Training teachers in the effects of stress

“It was very exciting to see those results. In my heart, I always knew it was working – that teachers who were trained in how stress affects the ability to cope and who learned school-based tools to use in the classroom, were being helped,” she says.

Following Hurricane Katrina’s devastating aftereffects, the United Jewish Communities, Jewish Federations of North America approached Baum and trauma center director Danny Brom about mobilizing their experience dealing with psychotrauma and bringing their expertise to the Gulf Coast region.

“We were eager to see how our programs worked in a new cultural environment, and how relevant a program developed against the backdrop of terrorism would be for post natural disaster work,” Baum recounts. “We found a lot of similarities, like high stress levels and exposure to traumatic sights.”

Rather than dealing directly with the children, Baum’s program trains those adults who are in closest contact with them, such as teachers, parents and youth leaders.

“The people who can help students best are the ones who see them on a daily basis. In fact, that’s really the basis of building resilience,” says Baum. “My strong feeling is that if we can expand their capacities to understand how traumatized students behave, it can provide a vital safety net that helps far more adequately than a one-hour counseling session with a professional.”

Permission to go back and begin to heal

Baum’s first session with teachers in November 2006, more than a year after Katrina, involved asking them to draw three pictures – depicting where they were before Katrina, where they are today, and where they would like to be in a year.

“It was to give them some perspective on the passage of time, and allow them to be with their feelings. What happens in post-traumatic environments is that it’s so tense, many people, especially teachers, don’t have time for themselves. This exercise gave them permission to go back and reflect a little,” says Baum.

“That picture-drawing session was emotional, not a small number of the teachers were crying. One woman in particular drew a picture of herself, but when she talked, she talked about her parents. She felt guilty that her house hadn’t been destroyed but her parents’ home had. She had been holding all that inside, and this was her first chance to put it out there. It was a very moving moment, and healing for her,” explains Baum.

Exercises like that help to create the self awareness that will enable the teachers to identify with and help students who may also be silently suffering, explains Baum, adding that “when teachers reflect about how they’re doing, they’re able to open up their ears and listen to kids.”

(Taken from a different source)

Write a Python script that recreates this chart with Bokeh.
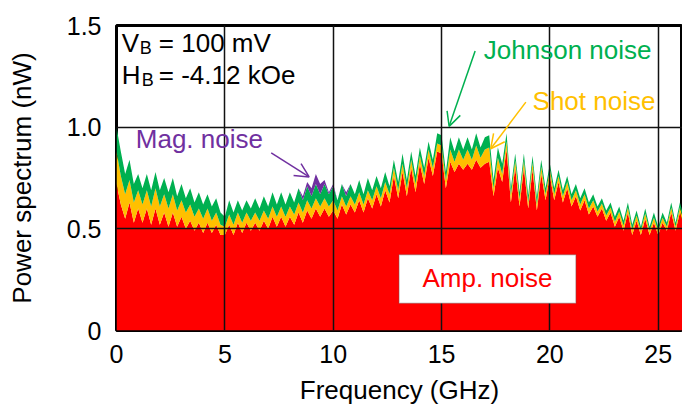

The program has proven to be highly successful. A re-built school in Biloxi that had been destroyed by Katrina was chosen for a pilot program. Baum trained teachers there over a period of several months, as well as others who came into regular contact with the students like school nurses and youth leaders in the community.

In a recent follow-up study, more than 60 percent of the teachers noted they were implementing tools that Baum’s program had provided for dealing with the children’s problems.

A new perspective on Israel and Jews

An unexpected side effect of Baum’s project in Mississippi has been the warm welcome she receives from the community as an Israeli and a Jew.

“For most of the teachers, it was the first time they had met a Jew, and certainly their first time meeting an Israeli. They were just so moved that somebody had come from so far away to help them,” she recounts.

“It was a totally different face of Israel for them, and at the end of the first workshop, which included a Power Point on what we do [in Israel] and contained photos of destroyed buses and explained how post traumatic stress in Israel works, they came up to me and said ‘we’ll never watch the news the same way anymore.’ It’s been such a win-win situation.”

Baum is now hoping to raise funds to expand the program to train and hire additional mental health experts to screen the schoolchildren for emotional problems.

“People are recognizing that mental health recovery and repairing the fabric of society torn asunder takes many years. While the physical appearance of the area may be improving, the wounds are still there, it’s just not as obvious to the eyes,” she concludes.